◆ Problem requirements
Set down the full listing exactly as given. Any pictures are to be left out.
*** Dataset content ***
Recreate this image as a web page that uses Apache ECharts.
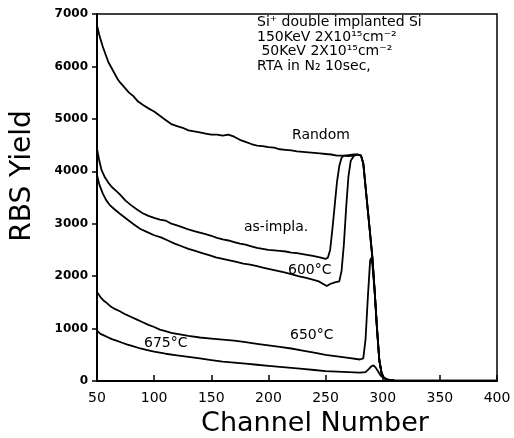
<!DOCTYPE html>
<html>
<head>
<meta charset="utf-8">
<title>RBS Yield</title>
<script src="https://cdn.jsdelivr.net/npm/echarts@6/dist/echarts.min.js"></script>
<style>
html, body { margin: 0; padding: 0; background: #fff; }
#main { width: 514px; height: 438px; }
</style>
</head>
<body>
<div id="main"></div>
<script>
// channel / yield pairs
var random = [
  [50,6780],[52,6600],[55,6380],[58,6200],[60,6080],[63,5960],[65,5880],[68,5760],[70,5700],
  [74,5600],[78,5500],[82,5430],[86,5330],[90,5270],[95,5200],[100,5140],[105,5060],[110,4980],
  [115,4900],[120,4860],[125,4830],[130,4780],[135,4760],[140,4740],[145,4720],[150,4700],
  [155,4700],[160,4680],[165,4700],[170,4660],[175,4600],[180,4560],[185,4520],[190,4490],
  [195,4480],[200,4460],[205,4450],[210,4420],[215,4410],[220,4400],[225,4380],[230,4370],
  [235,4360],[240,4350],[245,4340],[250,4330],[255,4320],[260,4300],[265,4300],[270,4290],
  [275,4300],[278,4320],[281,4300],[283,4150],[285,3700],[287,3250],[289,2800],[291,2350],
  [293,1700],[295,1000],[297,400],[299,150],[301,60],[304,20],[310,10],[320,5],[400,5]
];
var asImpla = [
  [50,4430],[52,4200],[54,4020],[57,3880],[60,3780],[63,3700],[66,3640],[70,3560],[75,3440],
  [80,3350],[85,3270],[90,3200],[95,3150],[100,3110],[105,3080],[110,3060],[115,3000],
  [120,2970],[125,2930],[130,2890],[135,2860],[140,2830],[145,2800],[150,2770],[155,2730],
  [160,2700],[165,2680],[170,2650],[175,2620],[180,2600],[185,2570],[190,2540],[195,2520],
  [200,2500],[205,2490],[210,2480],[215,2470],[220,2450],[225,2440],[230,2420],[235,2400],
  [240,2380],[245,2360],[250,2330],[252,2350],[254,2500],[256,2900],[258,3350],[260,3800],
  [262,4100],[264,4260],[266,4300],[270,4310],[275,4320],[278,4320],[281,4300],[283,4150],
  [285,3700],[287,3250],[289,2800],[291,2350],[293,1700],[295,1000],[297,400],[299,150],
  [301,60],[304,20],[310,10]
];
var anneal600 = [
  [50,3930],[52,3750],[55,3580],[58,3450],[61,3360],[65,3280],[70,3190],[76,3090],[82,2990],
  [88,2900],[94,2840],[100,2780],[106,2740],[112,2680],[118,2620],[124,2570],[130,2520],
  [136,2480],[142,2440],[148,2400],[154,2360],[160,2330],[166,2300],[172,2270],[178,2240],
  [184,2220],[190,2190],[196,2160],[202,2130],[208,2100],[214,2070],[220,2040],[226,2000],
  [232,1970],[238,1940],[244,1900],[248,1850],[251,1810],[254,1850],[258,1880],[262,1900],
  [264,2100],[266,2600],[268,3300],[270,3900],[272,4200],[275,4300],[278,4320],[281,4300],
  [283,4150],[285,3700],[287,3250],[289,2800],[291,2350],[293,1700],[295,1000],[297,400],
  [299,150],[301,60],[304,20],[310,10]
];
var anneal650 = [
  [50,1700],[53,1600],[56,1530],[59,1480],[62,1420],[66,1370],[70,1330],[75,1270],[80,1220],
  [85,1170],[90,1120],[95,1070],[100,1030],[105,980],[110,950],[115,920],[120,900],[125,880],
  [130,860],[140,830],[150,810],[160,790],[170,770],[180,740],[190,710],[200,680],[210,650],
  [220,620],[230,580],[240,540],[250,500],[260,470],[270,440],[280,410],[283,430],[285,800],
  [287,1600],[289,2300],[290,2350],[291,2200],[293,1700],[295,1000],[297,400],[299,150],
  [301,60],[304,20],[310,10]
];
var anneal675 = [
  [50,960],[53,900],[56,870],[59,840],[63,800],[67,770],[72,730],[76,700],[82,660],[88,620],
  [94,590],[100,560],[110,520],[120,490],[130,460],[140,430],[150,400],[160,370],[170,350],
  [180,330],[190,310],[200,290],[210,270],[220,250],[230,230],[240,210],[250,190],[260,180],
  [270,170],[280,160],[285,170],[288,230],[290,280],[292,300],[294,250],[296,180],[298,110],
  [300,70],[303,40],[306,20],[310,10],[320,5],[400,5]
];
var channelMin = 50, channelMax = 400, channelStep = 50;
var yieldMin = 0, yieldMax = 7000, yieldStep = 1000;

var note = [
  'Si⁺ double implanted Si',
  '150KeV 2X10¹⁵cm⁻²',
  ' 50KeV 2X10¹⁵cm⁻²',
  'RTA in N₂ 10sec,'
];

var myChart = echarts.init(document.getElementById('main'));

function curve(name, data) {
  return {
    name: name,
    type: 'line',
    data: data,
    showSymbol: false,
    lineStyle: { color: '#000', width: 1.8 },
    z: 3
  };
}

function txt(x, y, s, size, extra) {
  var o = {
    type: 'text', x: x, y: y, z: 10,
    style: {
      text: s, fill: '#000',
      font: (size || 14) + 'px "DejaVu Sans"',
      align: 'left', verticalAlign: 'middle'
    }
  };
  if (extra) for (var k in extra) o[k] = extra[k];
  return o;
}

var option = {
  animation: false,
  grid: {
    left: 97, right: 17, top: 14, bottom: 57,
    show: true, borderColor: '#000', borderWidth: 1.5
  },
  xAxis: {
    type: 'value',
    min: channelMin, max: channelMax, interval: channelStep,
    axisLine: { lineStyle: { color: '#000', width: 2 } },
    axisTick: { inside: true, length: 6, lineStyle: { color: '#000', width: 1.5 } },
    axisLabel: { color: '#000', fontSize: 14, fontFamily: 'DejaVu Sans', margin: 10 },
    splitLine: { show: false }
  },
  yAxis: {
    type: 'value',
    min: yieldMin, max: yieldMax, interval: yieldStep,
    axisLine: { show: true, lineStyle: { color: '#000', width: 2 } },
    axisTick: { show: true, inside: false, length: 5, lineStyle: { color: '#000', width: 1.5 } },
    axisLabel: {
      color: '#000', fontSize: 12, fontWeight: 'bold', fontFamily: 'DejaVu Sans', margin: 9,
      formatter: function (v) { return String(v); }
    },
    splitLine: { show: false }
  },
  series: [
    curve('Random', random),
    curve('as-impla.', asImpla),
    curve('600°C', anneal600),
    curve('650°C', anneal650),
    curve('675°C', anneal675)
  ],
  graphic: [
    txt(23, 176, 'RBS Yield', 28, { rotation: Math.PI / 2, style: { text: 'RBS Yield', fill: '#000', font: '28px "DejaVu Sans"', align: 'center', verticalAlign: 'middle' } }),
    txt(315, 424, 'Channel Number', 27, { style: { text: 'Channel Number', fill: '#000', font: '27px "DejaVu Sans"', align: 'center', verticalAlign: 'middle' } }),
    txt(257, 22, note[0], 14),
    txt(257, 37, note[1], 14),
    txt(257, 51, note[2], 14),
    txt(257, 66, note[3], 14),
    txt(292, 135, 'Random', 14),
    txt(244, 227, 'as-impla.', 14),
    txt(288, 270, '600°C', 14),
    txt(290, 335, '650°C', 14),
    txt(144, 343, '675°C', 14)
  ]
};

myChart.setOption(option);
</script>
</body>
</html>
***
◆ Finished answer
Recreate this image as a web page that uses Apache ECharts.
<!DOCTYPE html>
<html>
<head>
<meta charset="utf-8">
<title>RBS Yield</title>
<script src="https://cdn.jsdelivr.net/npm/echarts@6/dist/echarts.min.js"></script>
<style>
html, body { margin: 0; padding: 0; background: #fff; }
#main { width: 514px; height: 438px; }
</style>
</head>
<body>
<div id="main"></div>
<script>
// channel / yield pairs
var random = [
  [50,6780],[52,6600],[55,6380],[58,6200],[60,6080],[63,5960],[65,5880],[68,5760],[70,5700],
  [74,5600],[78,5500],[82,5430],[86,5330],[90,5270],[95,5200],[100,5140],[105,5060],[110,4980],
  [115,4900],[120,4860],[125,4830],[130,4780],[135,4760],[140,4740],[145,4720],[150,4700],
  [155,4700],[160,4680],[165,4700],[170,4660],[175,4600],[180,4560],[185,4520],[190,4490],
  [195,4480],[200,4460],[205,4450],[210,4420],[215,4410],[220,4400],[225,4380],[230,4370],
  [235,4360],[240,4350],[245,4340],[250,4330],[255,4320],[260,4300],[265,4300],[270,4290],
  [275,4300],[278,4320],[281,4300],[283,4150],[285,3700],[287,3250],[289,2800],[291,2350],
  [293,1700],[295,1000],[297,400],[299,150],[301,60],[304,20],[310,10],[320,5],[400,5]
];
var asImpla = [
  [50,4430],[52,4200],[54,4020],[57,3880],[60,3780],[63,3700],[66,3640],[70,3560],[75,3440],
  [80,3350],[85,3270],[90,3200],[95,3150],[100,3110],[105,3080],[110,3060],[115,3000],
  [120,2970],[125,2930],[130,2890],[135,2860],[140,2830],[145,2800],[150,2770],[155,2730],
  [160,2700],[165,2680],[170,2650],[175,2620],[180,2600],[185,2570],[190,2540],[195,2520],
  [200,2500],[205,2490],[210,2480],[215,2470],[220,2450],[225,2440],[230,2420],[235,2400],
  [240,2380],[245,2360],[250,2330],[252,2350],[254,2500],[256,2900],[258,3350],[260,3800],
  [262,4100],[264,4260],[266,4300],[270,4310],[275,4320],[278,4320],[281,4300],[283,4150],
  [285,3700],[287,3250],[289,2800],[291,2350],[293,1700],[295,1000],[297,400],[299,150],
  [301,60],[304,20],[310,10]
];
var anneal600 = [
  [50,3930],[52,3750],[55,3580],[58,3450],[61,3360],[65,3280],[70,3190],[76,3090],[82,2990],
  [88,2900],[94,2840],[100,2780],[106,2740],[112,2680],[118,2620],[124,2570],[130,2520],
  [136,2480],[142,2440],[148,2400],[154,2360],[160,2330],[166,2300],[172,2270],[178,2240],
  [184,2220],[190,2190],[196,2160],[202,2130],[208,2100],[214,2070],[220,2040],[226,2000],
  [232,1970],[238,1940],[244,1900],[248,1850],[251,1810],[254,1850],[258,1880],[262,1900],
  [264,2100],[266,2600],[268,3300],[270,3900],[272,4200],[275,4300],[278,4320],[281,4300],
  [283,4150],[285,3700],[287,3250],[289,2800],[291,2350],[293,1700],[295,1000],[297,400],
  [299,150],[301,60],[304,20],[310,10]
];
var anneal650 = [
  [50,1700],[53,1600],[56,1530],[59,1480],[62,1420],[66,1370],[70,1330],[75,1270],[80,1220],
  [85,1170],[90,1120],[95,1070],[100,1030],[105,980],[110,950],[115,920],[120,900],[125,880],
  [130,860],[140,830],[150,810],[160,790],[170,770],[180,740],[190,710],[200,680],[210,650],
  [220,620],[230,580],[240,540],[250,500],[260,470],[270,440],[280,410],[283,430],[285,800],
  [287,1600],[289,2300],[290,2350],[291,2200],[293,1700],[295,1000],[297,400],[299,150],
  [301,60],[304,20],[310,10]
];
var anneal675 = [
  [50,960],[53,900],[56,870],[59,840],[63,800],[67,770],[72,730],[76,700],[82,660],[88,620],
  [94,590],[100,560],[110,520],[120,490],[130,460],[140,430],[150,400],[160,370],[170,350],
  [180,330],[190,310],[200,290],[210,270],[220,250],[230,230],[240,210],[250,190],[260,180],
  [270,170],[280,160],[285,170],[288,230],[290,280],[292,300],[294,250],[296,180],[298,110],
  [300,70],[303,40],[306,20],[310,10],[320,5],[400,5]
];
var channelMin = 50, channelMax = 400, channelStep = 50;
var yieldMin = 0, yieldMax = 7000, yieldStep = 1000;

var note = [
  'Si⁺ double implanted Si',
  '150KeV 2X10¹⁵cm⁻²',
  ' 50KeV 2X10¹⁵cm⁻²',
  'RTA in N₂ 10sec,'
];

var myChart = echarts.init(document.getElementById('main'));

function curve(name, data) {
  return {
    name: name,
    type: 'line',
    data: data,
    showSymbol: false,
    lineStyle: { color: '#000', width: 1.8 },
    z: 3
  };
}

function txt(x, y, s, size, extra) {
  var o = {
    type: 'text', x: x, y: y, z: 10,
    style: {
      text: s, fill: '#000',
      font: (size || 14) + 'px "DejaVu Sans"',
      align: 'left', verticalAlign: 'middle'
    }
  };
  if (extra) for (var k in extra) o[k] = extra[k];
  return o;
}

var option = {
  animation: false,
  grid: {
    left: 97, right: 17, top: 14, bottom: 57,
    show: true, borderColor: '#000', borderWidth: 1.5
  },
  xAxis: {
    type: 'value',
    min: channelMin, max: channelMax, interval: channelStep,
    axisLine: { lineStyle: { color: '#000', width: 2 } },
    axisTick: { inside: true, length: 6, lineStyle: { color: '#000', width: 1.5 } },
    axisLabel: { color: '#000', fontSize: 14, fontFamily: 'DejaVu Sans', margin: 10 },
    splitLine: { show: false }
  },
  yAxis: {
    type: 'value',
    min: yieldMin, max: yieldMax, interval: yieldStep,
    axisLine: { show: true, lineStyle: { color: '#000', width: 2 } },
    axisTick: { show: true, inside: false, length: 5, lineStyle: { color: '#000', width: 1.5 } },
    axisLabel: {
      color: '#000', fontSize: 12, fontWeight: 'bold', fontFamily: 'DejaVu Sans', margin: 9,
      formatter: function (v) { return String(v); }
    },
    splitLine: { show: false }
  },
  series: [
    curve('Random', random),
    curve('as-impla.', asImpla),
    curve('600°C', anneal600),
    curve('650°C', anneal650),
    curve('675°C', anneal675)
  ],
  graphic: [
    txt(23, 176, 'RBS Yield', 28, { rotation: Math.PI / 2, style: { text: 'RBS Yield', fill: '#000', font: '28px "DejaVu Sans"', align: 'center', verticalAlign: 'middle' } }),
    txt(315, 424, 'Channel Number', 27, { style: { text: 'Channel Number', fill: '#000', font: '27px "DejaVu Sans"', align: 'center', verticalAlign: 'middle' } }),
    txt(257, 22, note[0], 14),
    txt(257, 37, note[1], 14),
    txt(257, 51, note[2], 14),
    txt(257, 66, note[3], 14),
    txt(292, 135, 'Random', 14),
    txt(244, 227, 'as-impla.', 14),
    txt(288, 270, '600°C', 14),
    txt(290, 335, '650°C', 14),
    txt(144, 343, '675°C', 14)
  ]
};

myChart.setOption(option);
</script>
</body>
</html>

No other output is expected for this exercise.